_SHORT EXERCISE:_
Exactly as written, quote every line that follows, skipping the images.

_COLLECTED MATERIAL:_
-----
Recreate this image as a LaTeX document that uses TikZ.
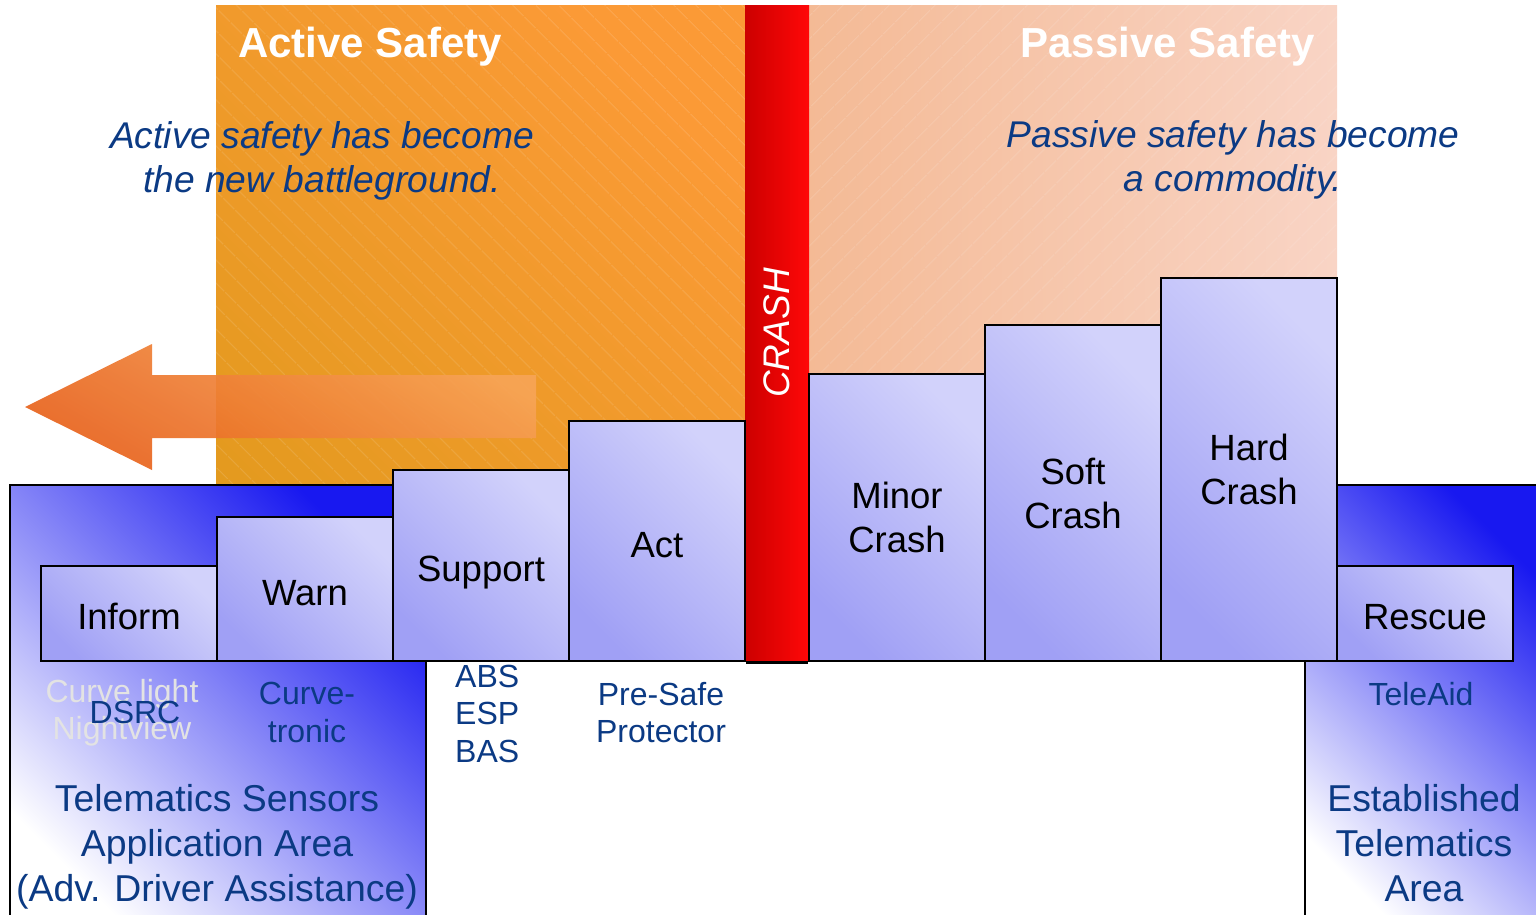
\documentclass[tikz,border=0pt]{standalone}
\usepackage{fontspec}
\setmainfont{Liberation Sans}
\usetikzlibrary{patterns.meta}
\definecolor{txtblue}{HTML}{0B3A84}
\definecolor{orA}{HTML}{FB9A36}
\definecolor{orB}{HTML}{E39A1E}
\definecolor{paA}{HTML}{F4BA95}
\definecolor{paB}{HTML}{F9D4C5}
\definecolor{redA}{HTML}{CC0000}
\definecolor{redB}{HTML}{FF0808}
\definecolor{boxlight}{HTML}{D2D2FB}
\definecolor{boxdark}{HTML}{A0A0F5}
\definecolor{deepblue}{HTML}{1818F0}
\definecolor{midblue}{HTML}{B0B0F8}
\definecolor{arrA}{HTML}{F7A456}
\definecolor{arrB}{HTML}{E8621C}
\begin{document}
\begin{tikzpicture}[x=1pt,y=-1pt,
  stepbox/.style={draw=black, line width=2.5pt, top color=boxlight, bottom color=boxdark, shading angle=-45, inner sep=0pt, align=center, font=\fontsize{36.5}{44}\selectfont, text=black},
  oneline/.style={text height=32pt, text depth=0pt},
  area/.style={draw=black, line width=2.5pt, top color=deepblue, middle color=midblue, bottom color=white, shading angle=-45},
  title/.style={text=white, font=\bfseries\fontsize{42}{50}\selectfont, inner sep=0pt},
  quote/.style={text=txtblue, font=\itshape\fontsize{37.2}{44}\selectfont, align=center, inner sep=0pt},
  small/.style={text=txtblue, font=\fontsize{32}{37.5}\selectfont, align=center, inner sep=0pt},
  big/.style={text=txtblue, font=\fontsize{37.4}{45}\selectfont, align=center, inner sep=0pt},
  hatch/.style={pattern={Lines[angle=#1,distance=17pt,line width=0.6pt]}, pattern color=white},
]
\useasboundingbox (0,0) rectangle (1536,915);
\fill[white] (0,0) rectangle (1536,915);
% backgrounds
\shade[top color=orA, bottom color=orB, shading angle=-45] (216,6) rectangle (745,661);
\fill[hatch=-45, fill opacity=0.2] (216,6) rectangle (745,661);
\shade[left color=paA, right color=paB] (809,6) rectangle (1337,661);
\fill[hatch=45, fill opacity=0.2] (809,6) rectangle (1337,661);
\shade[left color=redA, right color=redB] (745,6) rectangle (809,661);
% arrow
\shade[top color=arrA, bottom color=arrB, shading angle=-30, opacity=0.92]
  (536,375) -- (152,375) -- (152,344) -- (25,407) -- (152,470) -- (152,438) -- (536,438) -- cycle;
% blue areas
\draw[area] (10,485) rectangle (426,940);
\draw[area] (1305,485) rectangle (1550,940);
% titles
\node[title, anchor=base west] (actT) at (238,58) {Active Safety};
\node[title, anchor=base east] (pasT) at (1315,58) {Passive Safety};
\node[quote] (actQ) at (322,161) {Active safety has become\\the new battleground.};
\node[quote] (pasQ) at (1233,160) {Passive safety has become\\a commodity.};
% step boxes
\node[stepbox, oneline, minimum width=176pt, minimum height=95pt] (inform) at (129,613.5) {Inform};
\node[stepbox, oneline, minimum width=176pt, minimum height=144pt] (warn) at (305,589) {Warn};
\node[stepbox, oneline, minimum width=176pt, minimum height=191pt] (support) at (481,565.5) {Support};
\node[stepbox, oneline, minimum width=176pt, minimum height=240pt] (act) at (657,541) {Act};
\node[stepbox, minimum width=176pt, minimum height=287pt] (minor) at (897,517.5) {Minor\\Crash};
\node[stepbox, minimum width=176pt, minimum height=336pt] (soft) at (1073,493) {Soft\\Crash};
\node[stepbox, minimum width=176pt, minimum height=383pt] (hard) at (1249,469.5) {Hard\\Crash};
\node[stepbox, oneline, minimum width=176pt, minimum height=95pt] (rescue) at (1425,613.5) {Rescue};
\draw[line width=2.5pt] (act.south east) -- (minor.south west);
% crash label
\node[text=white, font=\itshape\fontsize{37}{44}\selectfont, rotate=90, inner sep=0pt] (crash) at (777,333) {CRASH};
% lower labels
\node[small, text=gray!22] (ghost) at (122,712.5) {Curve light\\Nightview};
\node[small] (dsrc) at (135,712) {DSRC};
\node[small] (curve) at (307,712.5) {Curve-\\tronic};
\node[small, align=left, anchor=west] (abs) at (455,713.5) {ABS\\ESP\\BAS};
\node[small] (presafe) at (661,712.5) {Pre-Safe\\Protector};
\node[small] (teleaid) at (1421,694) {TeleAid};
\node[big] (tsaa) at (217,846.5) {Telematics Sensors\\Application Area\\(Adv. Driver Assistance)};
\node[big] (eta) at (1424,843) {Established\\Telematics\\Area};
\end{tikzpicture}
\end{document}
-----
_ANSWER TO THE EXERCISE:_
Recreate this image as a LaTeX document that uses TikZ.
\documentclass[tikz,border=0pt]{standalone}
\usepackage{fontspec}
\setmainfont{Liberation Sans}
\usetikzlibrary{patterns.meta}
\definecolor{txtblue}{HTML}{0B3A84}
\definecolor{orA}{HTML}{FB9A36}
\definecolor{orB}{HTML}{E39A1E}
\definecolor{paA}{HTML}{F4BA95}
\definecolor{paB}{HTML}{F9D4C5}
\definecolor{redA}{HTML}{CC0000}
\definecolor{redB}{HTML}{FF0808}
\definecolor{boxlight}{HTML}{D2D2FB}
\definecolor{boxdark}{HTML}{A0A0F5}
\definecolor{deepblue}{HTML}{1818F0}
\definecolor{midblue}{HTML}{B0B0F8}
\definecolor{arrA}{HTML}{F7A456}
\definecolor{arrB}{HTML}{E8621C}
\begin{document}
\begin{tikzpicture}[x=1pt,y=-1pt,
  stepbox/.style={draw=black, line width=2.5pt, top color=boxlight, bottom color=boxdark, shading angle=-45, inner sep=0pt, align=center, font=\fontsize{36.5}{44}\selectfont, text=black},
  oneline/.style={text height=32pt, text depth=0pt},
  area/.style={draw=black, line width=2.5pt, top color=deepblue, middle color=midblue, bottom color=white, shading angle=-45},
  title/.style={text=white, font=\bfseries\fontsize{42}{50}\selectfont, inner sep=0pt},
  quote/.style={text=txtblue, font=\itshape\fontsize{37.2}{44}\selectfont, align=center, inner sep=0pt},
  small/.style={text=txtblue, font=\fontsize{32}{37.5}\selectfont, align=center, inner sep=0pt},
  big/.style={text=txtblue, font=\fontsize{37.4}{45}\selectfont, align=center, inner sep=0pt},
  hatch/.style={pattern={Lines[angle=#1,distance=17pt,line width=0.6pt]}, pattern color=white},
]
\useasboundingbox (0,0) rectangle (1536,915);
\fill[white] (0,0) rectangle (1536,915);
% backgrounds
\shade[top color=orA, bottom color=orB, shading angle=-45] (216,6) rectangle (745,661);
\fill[hatch=-45, fill opacity=0.2] (216,6) rectangle (745,661);
\shade[left color=paA, right color=paB] (809,6) rectangle (1337,661);
\fill[hatch=45, fill opacity=0.2] (809,6) rectangle (1337,661);
\shade[left color=redA, right color=redB] (745,6) rectangle (809,661);
% arrow
\shade[top color=arrA, bottom color=arrB, shading angle=-30, opacity=0.92]
  (536,375) -- (152,375) -- (152,344) -- (25,407) -- (152,470) -- (152,438) -- (536,438) -- cycle;
% blue areas
\draw[area] (10,485) rectangle (426,940);
\draw[area] (1305,485) rectangle (1550,940);
% titles
\node[title, anchor=base west] (actT) at (238,58) {Active Safety};
\node[title, anchor=base east] (pasT) at (1315,58) {Passive Safety};
\node[quote] (actQ) at (322,161) {Active safety has become\\the new battleground.};
\node[quote] (pasQ) at (1233,160) {Passive safety has become\\a commodity.};
% step boxes
\node[stepbox, oneline, minimum width=176pt, minimum height=95pt] (inform) at (129,613.5) {Inform};
\node[stepbox, oneline, minimum width=176pt, minimum height=144pt] (warn) at (305,589) {Warn};
\node[stepbox, oneline, minimum width=176pt, minimum height=191pt] (support) at (481,565.5) {Support};
\node[stepbox, oneline, minimum width=176pt, minimum height=240pt] (act) at (657,541) {Act};
\node[stepbox, minimum width=176pt, minimum height=287pt] (minor) at (897,517.5) {Minor\\Crash};
\node[stepbox, minimum width=176pt, minimum height=336pt] (soft) at (1073,493) {Soft\\Crash};
\node[stepbox, minimum width=176pt, minimum height=383pt] (hard) at (1249,469.5) {Hard\\Crash};
\node[stepbox, oneline, minimum width=176pt, minimum height=95pt] (rescue) at (1425,613.5) {Rescue};
\draw[line width=2.5pt] (act.south east) -- (minor.south west);
% crash label
\node[text=white, font=\itshape\fontsize{37}{44}\selectfont, rotate=90, inner sep=0pt] (crash) at (777,333) {CRASH};
% lower labels
\node[small, text=gray!22] (ghost) at (122,712.5) {Curve light\\Nightview};
\node[small] (dsrc) at (135,712) {DSRC};
\node[small] (curve) at (307,712.5) {Curve-\\tronic};
\node[small, align=left, anchor=west] (abs) at (455,713.5) {ABS\\ESP\\BAS};
\node[small] (presafe) at (661,712.5) {Pre-Safe\\Protector};
\node[small] (teleaid) at (1421,694) {TeleAid};
\node[big] (tsaa) at (217,846.5) {Telematics Sensors\\Application Area\\(Adv. Driver Assistance)};
\node[big] (eta) at (1424,843) {Established\\Telematics\\Area};
\end{tikzpicture}
\end{document}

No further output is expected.